Except. ‘No’ swims through so much of what we are told, in social environments that may be challenging or dangerous, we should say and do. ‘Just say no’ to drugs. ‘No means no’. ‘No’ claims agency, keeps you safe. Except when it doesn’t.
Learning to say ‘no’ guarantees nothing. It does not guarantee that a person who wants something from you will not use the power they have to get it anyway. We err, and we endanger ourselves, when we trust this word. It carries no spell to preserve us. In the light of scandalous abuses of power in the academy, I do not believe that this is the ethics of refusal we need to focus on.
OK, it may be that I’m going a bit over the top in response to a light-heartedly-toned piece about agreeing to do too much peer reviewing. And I do want to make very clear that this is not something that I’m entirely qualified to speak on: I have not experienced harassment or abuse within academia, and I am not equating the mere experience of being subject to unequal institutional power relationships to the experience of being abused through them. But decisions over workload take place within the same mesh of reputation and obligation and power that harassment and abuse does. We all negotiate this every day, no matter where we sit in the hierarchy or what things we are trying to procure or avoid. The great, great majority of these interactions will be relatively benign, but even within them ‘no’ is subject to negation or negotiation: a refusal to take on an admin responsibility may be ignored, overruled, or renegotiated, often for perfectly sound reasons. Kara’s ‘no’ essentially takes place in an empty political space, in which words carry the full weights of their intentions: no means no. There is nothing more to say.

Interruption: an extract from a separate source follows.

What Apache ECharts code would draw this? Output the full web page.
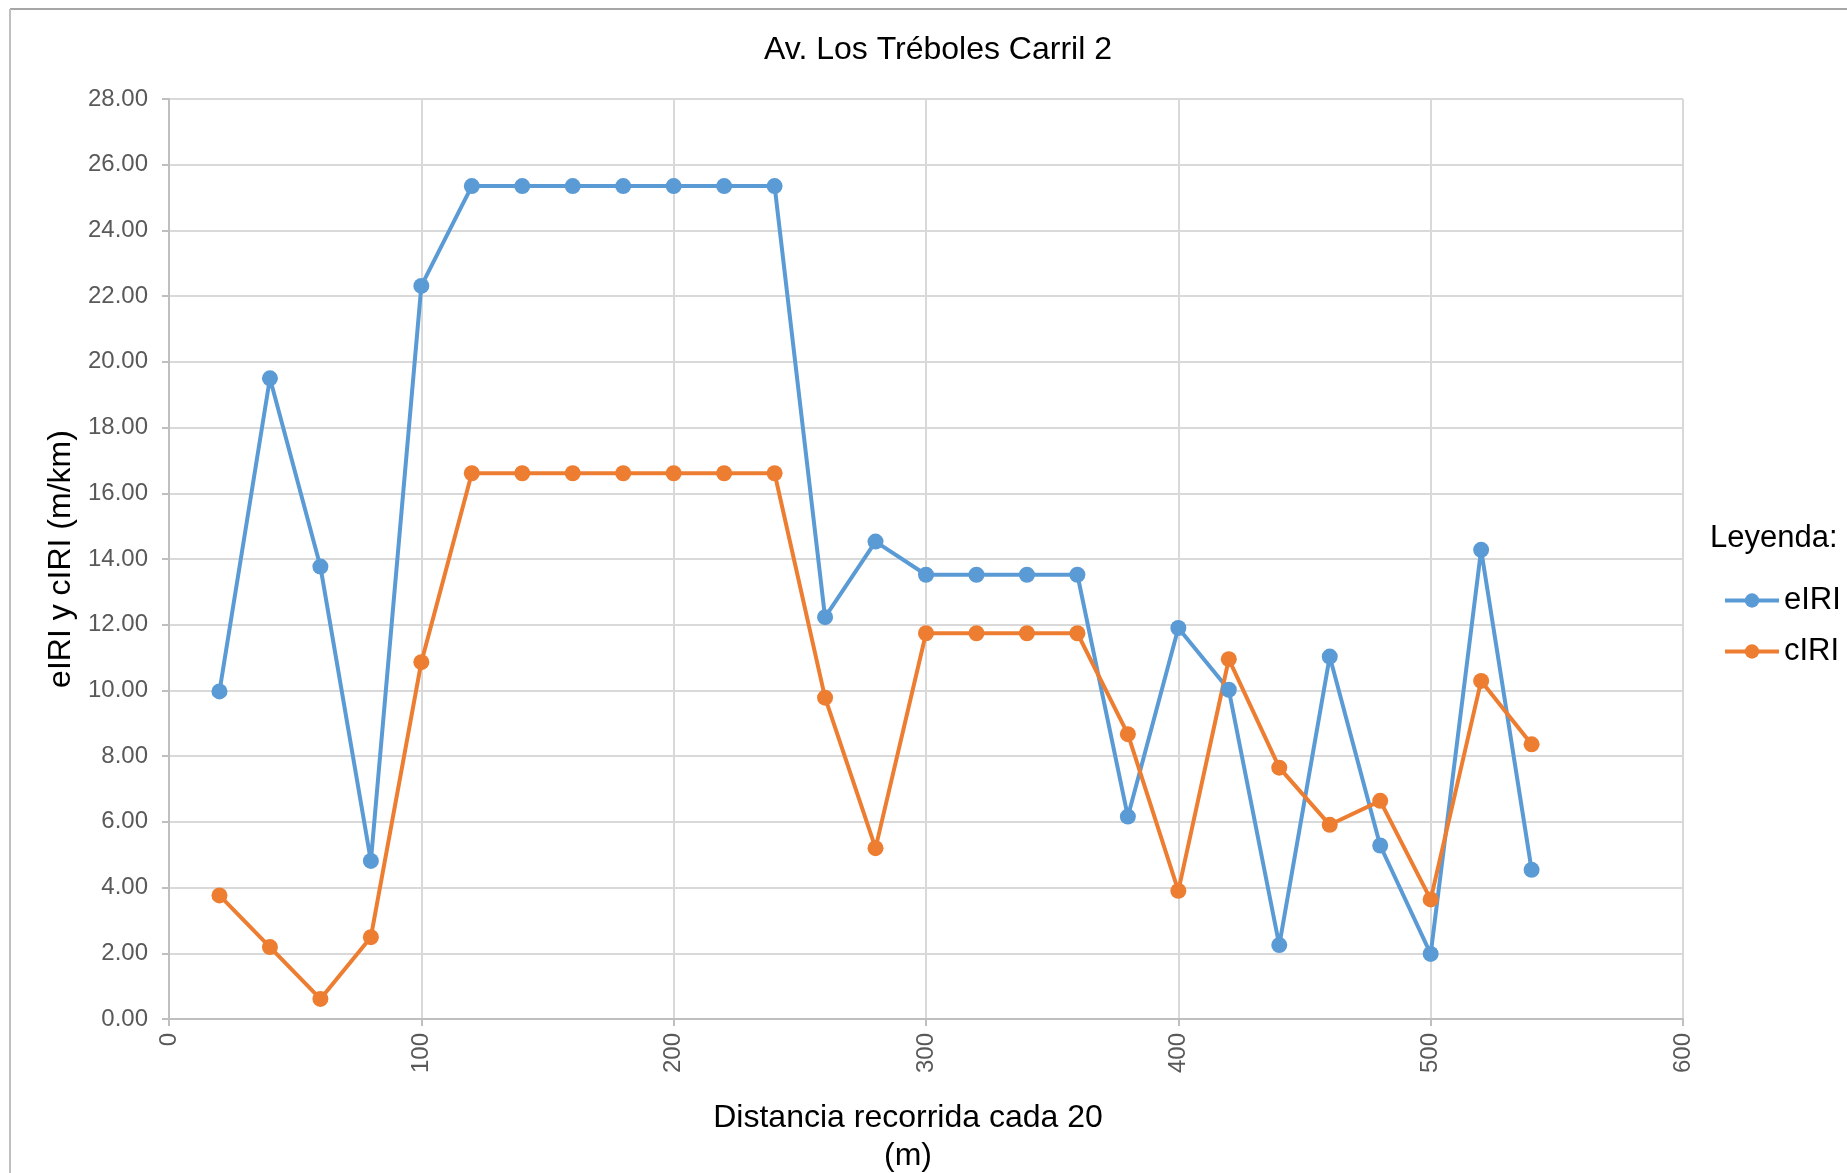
<!DOCTYPE html>
<html>
<head>
<meta charset="utf-8">
<script src="https://cdn.jsdelivr.net/npm/echarts@6/dist/echarts.min.js"></script>
<style>
html,body{margin:0;padding:0;background:#ffffff;}
#chart{width:1847px;height:1173px;display:block;}
</style>
</head>
<body>
<div id="chart"></div>
<script>
// ---- Data ----
const distances = [20, 40, 60, 80, 100, 120, 140, 160, 180, 200, 220, 240, 260, 280, 300, 320, 340, 360, 380, 400, 420, 440, 460, 480, 500, 520, 540];
const eIRI = [9.97, 19.50, 13.77, 4.81, 22.31, 25.35, 25.35, 25.35, 25.35, 25.35, 25.35, 25.35, 12.23, 14.53, 13.52, 13.52, 13.52, 13.52, 6.16, 11.90, 10.02, 2.25, 11.03, 5.28, 1.98, 14.28, 4.54];
const cIRI = [3.76, 2.19, 0.61, 2.49, 10.86, 16.61, 16.61, 16.61, 16.61, 16.61, 16.61, 16.61, 9.78, 5.20, 11.74, 11.74, 11.74, 11.74, 8.67, 3.90, 10.95, 7.65, 5.91, 6.64, 3.64, 10.29, 8.36];
const seriesNames = ['eIRI', 'cIRI'];
const titleText = 'Av. Los Tréboles Carril 2';
const legendTitle = 'Leyenda:';
const xAxisName = 'Distancia recorrida cada 20\n(m)';
const yAxisName = 'eIRI y cIRI (m/km)';

const FONT = '"Liberation Sans", Arial, sans-serif';
const chart = echarts.init(document.getElementById('chart'));

function pairs(xs, ys) { return xs.map((x, i) => [x, ys[i]]); }

const option = {
  animation: false,
  backgroundColor: '#ffffff',
  textStyle: { fontFamily: FONT },
  grid: { left: 169, top: 99, width: 1514, height: 920, containLabel: false, outerBoundsMode: 'none' },
  graphic: [
    { type: 'line', shape: { x1: 10, y1: 9, x2: 1847, y2: 9 }, style: { stroke: '#A6A6A6', lineWidth: 2 }, silent: true },
    { type: 'line', shape: { x1: 10, y1: 9, x2: 10, y2: 1173 }, style: { stroke: '#BFBFBF', lineWidth: 2 }, silent: true },
    { type: 'text', x: 938, y: 50, style: { text: titleText, font: '32px ' + FONT, fill: '#000000', align: 'center', verticalAlign: 'middle' } },
    { type: 'text', x: 1710, y: 538, style: { text: legendTitle, font: '31px ' + FONT, fill: '#000000', align: 'left', verticalAlign: 'middle' } }
  ],
  legend: {
    orient: 'vertical',
    left: 1718,
    top: 580,
    itemWidth: 54,
    itemHeight: 18,
    itemGap: 20,
    lineStyle: { width: 4 },
    textStyle: { fontSize: 31, color: '#000000', fontFamily: FONT },
    data: seriesNames
  },
  xAxis: {
    type: 'value',
    min: 0, max: 600, interval: 100,
    name: xAxisName,
    nameLocation: 'middle',
    nameGap: 80,
    nameTextStyle: { fontSize: 32, color: '#000000', fontFamily: FONT, lineHeight: 38, padding: [0, 36, 0, 0] },
    axisLine: { show: true, lineStyle: { color: '#BFBFBF', width: 2 } },
    axisTick: { show: true, length: 7, lineStyle: { color: '#BFBFBF', width: 2 } },
    axisLabel: { rotate: 90, margin: 14, fontSize: 24, color: '#595959', fontFamily: FONT },
    splitLine: { show: true, lineStyle: { color: '#D9D9D9', width: 2 } }
  },
  yAxis: {
    type: 'value',
    min: 0, max: 28, interval: 2,
    name: yAxisName,
    nameLocation: 'middle',
    nameRotate: 90,
    nameGap: 78,
    nameTextStyle: { fontSize: 32, color: '#000000', fontFamily: FONT },
    axisLine: { show: true, lineStyle: { color: '#BFBFBF', width: 2 } },
    axisTick: { show: true, length: 7, lineStyle: { color: '#BFBFBF', width: 2 } },
    axisLabel: { margin: 21, fontSize: 24, color: '#595959', fontFamily: FONT, formatter: v => v.toFixed(2) },
    splitLine: { show: true, lineStyle: { color: '#D9D9D9', width: 2 } }
  },
  series: [
    {
      name: seriesNames[0], type: 'line', data: pairs(distances, eIRI),
      symbol: 'circle', symbolSize: 16,
      lineStyle: { color: '#5B9BD5', width: 4 },
      itemStyle: { color: '#5B9BD5' }
    },
    {
      name: seriesNames[1], type: 'line', data: pairs(distances, cIRI),
      symbol: 'circle', symbolSize: 16,
      lineStyle: { color: '#ED7D31', width: 4 },
      itemStyle: { color: '#ED7D31' }
    }
  ]
};
chart.setOption(option);
</script>
</body>
</html>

This captures much of my unease with a lot of Academic Advice Literature. I find it tends, as a feature of the genre, to depoliticise: to strip acts like saying ‘no’ of their political weight, to site the forces pushing against them into the (depoliticised, depersonalised, degendered, deracialised) bodies of shy or unwilling individuals. Just claim agency, just say no. I am not arguing against Kara’s purpose, in the sense that more refusal – and, crucially, more freedom to refuse – and thus more manageable workloads would be a pretty uncomplicatedly good thing. However, I’m uneasy with this depoliticisation, and most of all with Kara’s formulation of personal ethics. It’s not victim-blaming – I don’t think one can really be termed a victim of promising to write too many book chapters, even if they are painful to do – but it partakes of some of the same mechanisms, some of the same blinkeredness, and some of the same language. Learn to say ‘no’, by all means. But understand what ‘no’ can’t do, too.